Действительно, он, поэт, умел и в прозе говорить решительно обо всем — о внутренней и международной политике, о хартии Организации Объединенных Наций, которую тогда ратифицировали, об увеличении доли магистратов в бюджете; он умел почтить память покойных выдающихся деятелей, будь то историк Доминго Амунатеги Солар или Председатель Президиума Верховного Совета СССР Михаил Иванович Калинин. Он приветствовал уругвайскую делегацию деятелей культуры, прибывшую в Чили, и выступал в защиту испанского поэта Антонио Апарисио, жертвы политических преследований.

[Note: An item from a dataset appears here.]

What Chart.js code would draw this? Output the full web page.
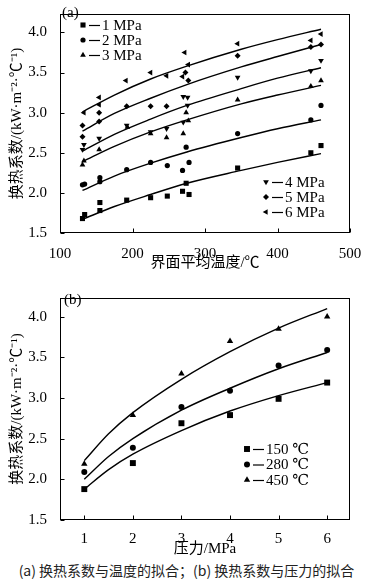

Он анализировал последний (для того времени) военный переворот в Боливии и поддерживал развитие интернациональных связей в книгоиздательском деле. Он предложил учредить премию имени Габриэлы Мистраль. Отстаивал право женщин на участие в выборах. (И — такова ирония судьбы — занимался пересчетом жалованья военнослужащих.) Он привлекал внимание к положению в Никарагуа, которая, как тогда казалось, навеки подпала под власть династии Сомосы, и анализировал причины свержения президента Эквадора Хосе Марии Веласко Ибарры.

Неруда ответственно относился к своему долгу сенатора, но очень быстро убедился в том, что, хотя и справляется со своими обязанностями прекрасно, все же это дело не его. Ему следовало писать стихи, жить в Исла-Негра, поглядывая в окно на море, беседовать с друзьями, болтать с подружками, а вовсе не слушать сеньора Улисеса Корреа, который, упрекая поэта за нападки в стихах на Гонсалеса Виделу, ставил ему в пример Бернарда О’Хнггинса — он-то, мол, ни слова не написал против испанского губернатора Касимиро Марко дель Понта.

— Неруда не оратор, — сказал мне в тот день Алессандри, — он писатель.

— А что, по-вашему, более ценно? — спросил я.

— В политике более ценны ораторы, в жизни — писатели, хорошие писатели. Оратор принадлежит своему времени, а хороший писатель остается в веках.

Отпуск сенатору Неруде был продлен еще раз; когда же срок истек, а сенатор все еще не приступил к исполнению своих обязанностей, его лишили мандата.